ON OUR WAY BACK FROM ONE MISSION IN BAGHDAD, I learned that a suicide bomber had gotten inside the Green Zone, or what since the US troop withdrawal in 2011 had been rechristened the International Zone—the IZ, as the locals put it. That meant the rest of the city qualified as the Red Zone. But the Red Zone, the IZ, no matter—sure enough, a day later, the bomber blew himself up not too far away from where we’d just conducted a workshop.
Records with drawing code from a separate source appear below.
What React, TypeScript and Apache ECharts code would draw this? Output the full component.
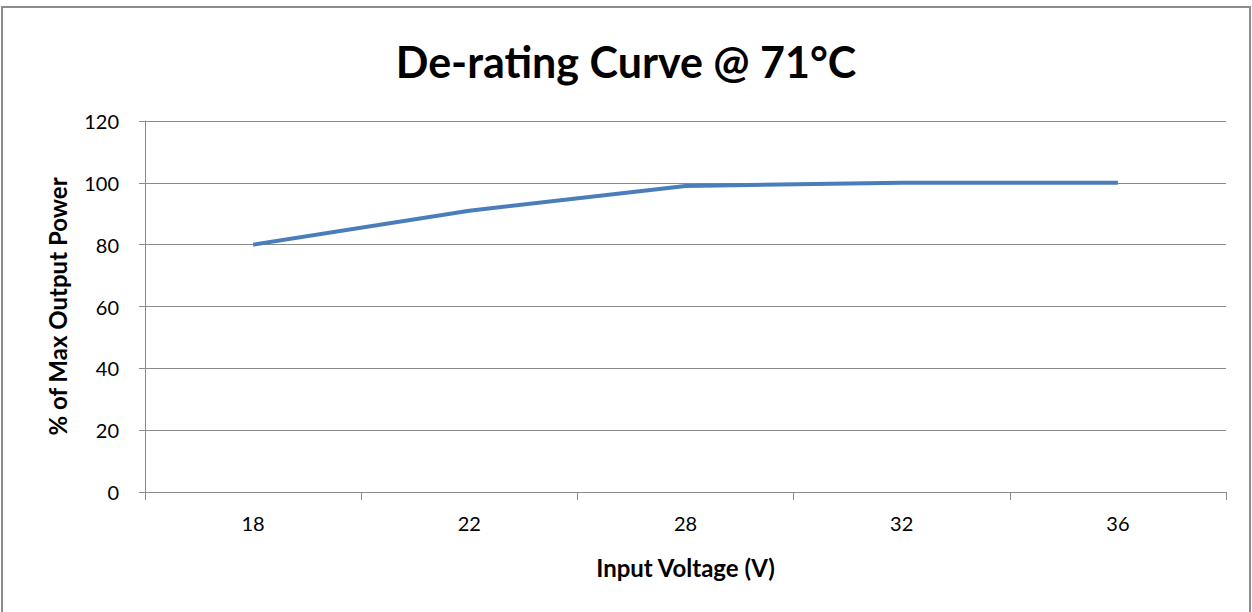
import React, { useEffect, useRef } from "react";
import * as echarts from "echarts";

const categories = ["18", "22", "28", "32", "36"];
const values = [80, 91, 99, 100, 100];
const titleText = "De-rating Curve @ 71°C";
const xName = "Input Voltage (V)";
const yName = "% of Max Output Power";

const FONT = "Lato";

export default function App() {
  const ref = useRef<HTMLDivElement>(null);
  useEffect(() => {
    if (!ref.current) return;
    const chart = echarts.init(ref.current, null, { renderer: "svg" });
    chart.setOption({
      animation: false,
      backgroundColor: "#ffffff",
      title: {
        text: titleText,
        left: "center",
        top: 35,
        textStyle: { fontFamily: FONT, fontSize: 43, fontWeight: "bold", color: "#000" },
      },
      graphic: [
        {
          type: "rect",
          shape: { x: 2, y: 7, width: 1248, height: 640 },
          style: { fill: "none", stroke: "#8c8c8c", lineWidth: 2 },
          silent: true,
        },
      ],
      grid: { left: 145, right: 26, top: 121, bottom: 120 },
      xAxis: {
        type: "category",
        data: categories,
        boundaryGap: true,
        name: xName,
        nameLocation: "middle",
        nameGap: 63,
        nameTextStyle: { fontFamily: FONT, fontSize: 24, fontWeight: "bold", color: "#000" },
        axisLine: { lineStyle: { color: "#8a8a8a", width: 1 } },
        axisTick: { show: true, length: 8, lineStyle: { color: "#8a8a8a" } },
        axisLabel: { fontFamily: FONT, fontSize: 20, color: "#000", margin: 21 },
        splitLine: { show: false },
      },
      yAxis: {
        type: "value",
        min: 0,
        max: 120,
        interval: 20,
        name: yName,
        nameLocation: "middle",
        nameGap: 76,
        nameTextStyle: { fontFamily: FONT, fontSize: 24, fontWeight: "bold", color: "#000" },
        axisLine: { show: true, lineStyle: { color: "#8a8a8a", width: 1 } },
        axisTick: { show: true, inside: false, length: 6, lineStyle: { color: "#8a8a8a" } },
        axisLabel: { fontFamily: FONT, fontSize: 20, color: "#000", margin: 26 },
        splitLine: { show: true, lineStyle: { color: "#8a8a8a", width: 1 } },
      },
      series: [
        {
          type: "line",
          data: values,
          symbol: "none",
          lineStyle: { color: "#4a7ebb", width: 4 },
        },
      ],
    });
    return () => chart.dispose();
  }, []);
  return (
    <div
      ref={ref}
      style={{ position: "absolute", left: 0, top: 0, width: 1252, height: 612 }}
    />
  );
}
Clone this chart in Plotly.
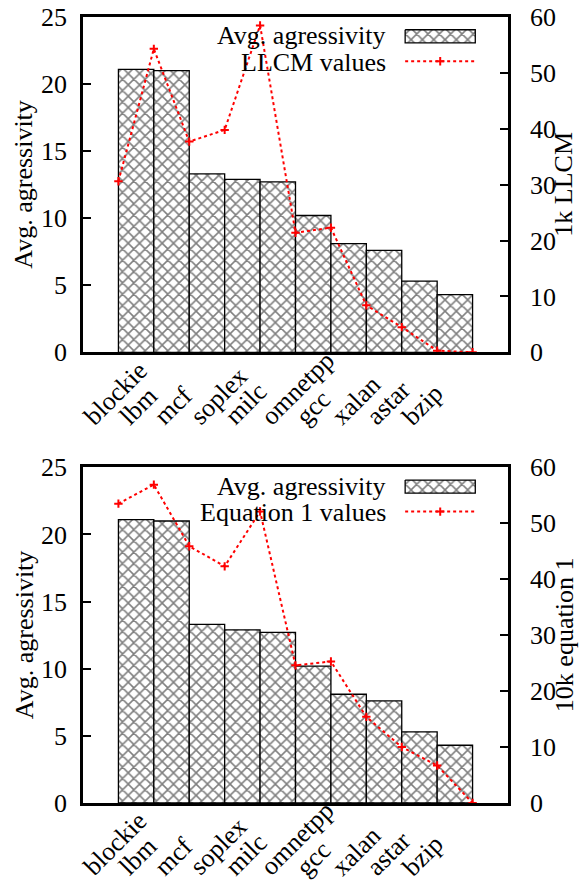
import numpy as np
import plotly.graph_objects as go

# Benchmarks and their average aggressivity (left axis, bars)
benchmarks = ["blockie", "lbm", "mcf", "soplex", "milc", "omnetpp", "gcc", "xalan", "astar", "bzip"]
avg_aggressivity = [21.1, 21.0, 13.3, 12.9, 12.7, 10.2, 8.1, 7.6, 5.3, 4.3]

# Right-axis series, one value at each bar boundary
llcm_values = [30.6, 54.3, 37.7, 39.8, 58.5, 21.4, 22.3, 8.4, 4.5, 0.3, 0.0]
equation1_values = [53.5, 56.9, 45.9, 42.3, 52.1, 24.6, 25.3, 15.4, 10.0, 6.7, 0.0]

left_ticks = [0, 5, 10, 15, 20, 25]
right_ticks = [0, 10, 20, 30, 40, 50, 60]

FONT = "Liberation Serif, Times New Roman, serif"
FS = 26
RED = "#ff0000"

W, H = 579, 884
ML, MR, MT, MB = 83, 71, 17, 81
top_dom = [0.5734, 1.0]
bot_dom = [0.0, 0.4271]

pattern = dict(shape="x", size=8, solidity=0.35, fgcolor="black", bgcolor="white")
marker_style = dict(symbol="cross-thin", size=6, line=dict(color=RED, width=2), color=RED)

fig = go.Figure()

bar_x = np.arange(len(benchmarks))


def add_panel(xa, ya, ya2, line_vals, line_name, right_title, dom, lx, ly):
    fig.add_trace(go.Bar(
        x=bar_x, y=avg_aggressivity, width=1.0, xaxis=xa, yaxis=ya,
        marker=dict(color="white", line=dict(color="black", width=1.3), pattern=pattern),
        showlegend=False, name="Avg. agressivity",
    ))
    line_x = np.arange(len(line_vals)) - 0.5
    fig.add_trace(go.Scatter(
        x=line_x, y=line_vals, xaxis=xa, yaxis=ya2, mode="lines+markers",
        line=dict(color=RED, width=2, dash="dot"), marker=marker_style,
        showlegend=False, name=line_name,
    ))
    # key: text on the left, sample on the right
    fig.add_trace(go.Scatter(
        x=[0.758, 0.923, 0.923, 0.758, 0.758], y=[0.962, 0.962, 0.923, 0.923, 0.962],
        xaxis=lx, yaxis=ly, mode="lines", fill="toself", fillcolor="white",
        fillpattern=pattern, line=dict(color="black", width=1.3),
        showlegend=False, hoverinfo="skip",
    ))
    fig.add_trace(go.Scatter(
        x=[0.758, 0.923], y=[0.868, 0.868], xaxis=lx, yaxis=ly, mode="lines",
        line=dict(color=RED, width=2, dash="dot"), showlegend=False, hoverinfo="skip",
    ))
    fig.add_trace(go.Scatter(
        x=[0.8405], y=[0.868], xaxis=lx, yaxis=ly, mode="markers", marker=marker_style,
        showlegend=False, hoverinfo="skip",
    ))
    dh = dom[1] - dom[0]
    for txt, fy in [("Avg. agressivity", 0.944), (line_name, 0.864)]:
        fig.add_annotation(
            xref="paper", yref="paper", x=0.718, y=dom[0] + dh * fy,
            text=txt, showarrow=False, xanchor="right", yanchor="middle",
            font=dict(family=FONT, size=FS, color="black"),
        )
    # benchmark names, rotated 45 degrees, starting below each bar
    for i, name in enumerate(benchmarks):
        fig.add_annotation(
            xref=xa, yref="paper", x=bar_x[i], y=dom[0], xshift=-61, yshift=-81,
            text=name, textangle=-45, showarrow=False,
            xanchor="left", yanchor="bottom",
            font=dict(family=FONT, size=FS, color="black"),
        )
    pw = W - ML - MR
    fig.add_annotation(
        xref="paper", yref="paper", x=(24 - ML) / pw, y=dom[0] + dh / 2,
        text="Avg. agressivity", textangle=-90, showarrow=False,
        xanchor="center", yanchor="middle",
        font=dict(family=FONT, size=FS, color="black"),
    )
    fig.add_annotation(
        xref="paper", yref="paper", x=(564 - ML) / pw, y=dom[0] + dh / 2,
        text=right_title, textangle=-90, showarrow=False,
        xanchor="center", yanchor="middle",
        font=dict(family=FONT, size=FS, color="black"),
    )


add_panel("x", "y", "y2", llcm_values, "LLCM values", "1k LLCM", top_dom, "x3", "y5")
add_panel("x2", "y3", "y4", equation1_values, "Equation 1 values", "10k equation 1", bot_dom, "x4", "y6")

xcommon = dict(
    range=[-1.5, 10.5], tickvals=list(bar_x), showticklabels=False, automargin=False,
    showline=True, mirror=True, linecolor="black", linewidth=2.5, ticks="",
    showgrid=False, zeroline=False,
)
ycommon = dict(
    range=[0, 25], tickvals=left_ticks, ticks="inside", ticklen=8, tickwidth=1.5,
    tickcolor="black", showline=True, linecolor="black", linewidth=2.5,
    showgrid=False, zeroline=False, ticklabelstandoff=8, automargin=False,
    tickfont=dict(family=FONT, size=FS, color="black"),
)
y2common = dict(
    range=[0, 60], tickvals=right_ticks, ticks="inside", ticklen=8, tickwidth=1.5,
    tickcolor="black", showline=True, linecolor="black", linewidth=2.5, side="right",
    showgrid=False, zeroline=False, ticklabelstandoff=14, automargin=False,
    tickfont=dict(family=FONT, size=FS, color="black"),
)
hidden = dict(range=[0, 1], visible=False, fixedrange=True, automargin=False)

fig.update_layout(
    width=W, height=H, margin=dict(l=ML, r=MR, t=MT, b=MB),
    paper_bgcolor="white", plot_bgcolor="rgba(0,0,0,0)", barmode="overlay",
    xaxis=dict(**xcommon, domain=[0, 1], anchor="y"),
    yaxis=dict(**ycommon, domain=top_dom, anchor="x"),
    yaxis2=dict(**y2common, overlaying="y", anchor="x"),
    xaxis2=dict(**xcommon, domain=[0, 1], anchor="y3"),
    yaxis3=dict(**ycommon, domain=bot_dom, anchor="x2"),
    yaxis4=dict(**y2common, overlaying="y3", anchor="x2"),
    xaxis3=dict(**hidden, domain=[0, 1], anchor="y5"),
    yaxis5=dict(**hidden, domain=top_dom, anchor="x3"),
    xaxis4=dict(**hidden, domain=[0, 1], anchor="y6"),
    yaxis6=dict(**hidden, domain=bot_dom, anchor="x4"),
    showlegend=False,
)

fig.write_html("out.html")
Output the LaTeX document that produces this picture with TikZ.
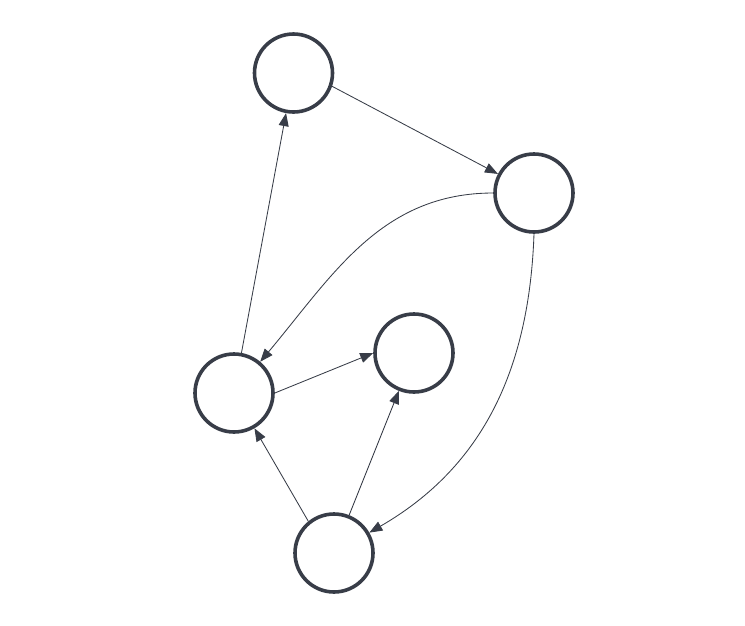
\documentclass[tikz,border=0pt]{standalone}
\usetikzlibrary{arrows.meta}
\definecolor{ink}{HTML}{383D48}
\begin{document}
\begin{tikzpicture}[x=1pt,y=-1pt,
  vert/.style={circle,draw=ink,line width=3.6pt,minimum size=78pt,inner sep=0pt},
  edge/.style={draw=ink,line width=0.85pt,-{Triangle[length=13pt,width=10pt]}}]
\useasboundingbox (0,0) rectangle (745,625);
\node[vert] (a) at (293.5,73) {};
\node[vert] (b) at (534,193) {};
\node[vert] (c) at (234,393) {};
\node[vert] (d) at (414,353) {};
\node[vert] (e) at (334,553) {};
\draw[edge] (a.-19) -- (b);
\draw[edge] (c) -- (a);
\draw[edge] (c.east) -- (d.west);
\draw[edge] (e.129) -- (c);
\draw[edge] (e) -- (d);
\draw[edge] (b.west) to[out=180,in=50] (c);
\draw[edge] (b.south) to[out=268,in=30] (e);
\end{tikzpicture}
\end{document}
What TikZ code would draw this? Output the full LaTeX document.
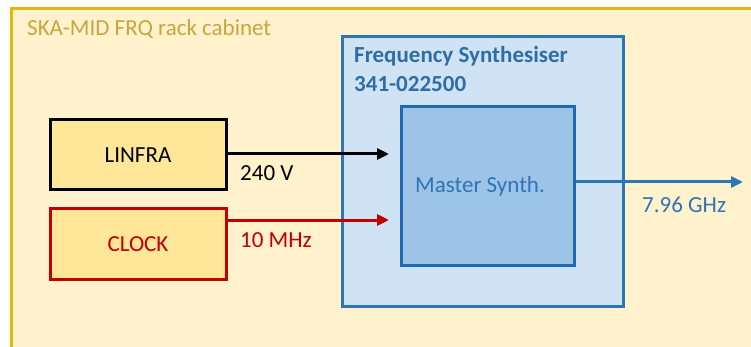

But such incidents, after the workshop with Mariam, now took on a subtly different quality. I had begun to feel such rage about the relentlessness of the killing, the zealotry that could inspire it, the religious mania that seemed to brutalize people into killing other ordinary Iraqis who most likely weren’t particularly religious, except as a formal, societal, or familial instinct, and who had no doctrinal grudge against anyone. Their only sin was to be in the wrong place at the wrong time. But since Mariam’s story, written and read with such understated feeling, my rage, and the comfort it gave me because of my certainty that it was justified, could never take hold of me without also seeing the image of her brother, gently, very gently, bending down to kiss his sister, to ask her if she needed anything at the market, and whispering, again with the utmost gentleness, that this would be the last time he would ever see her.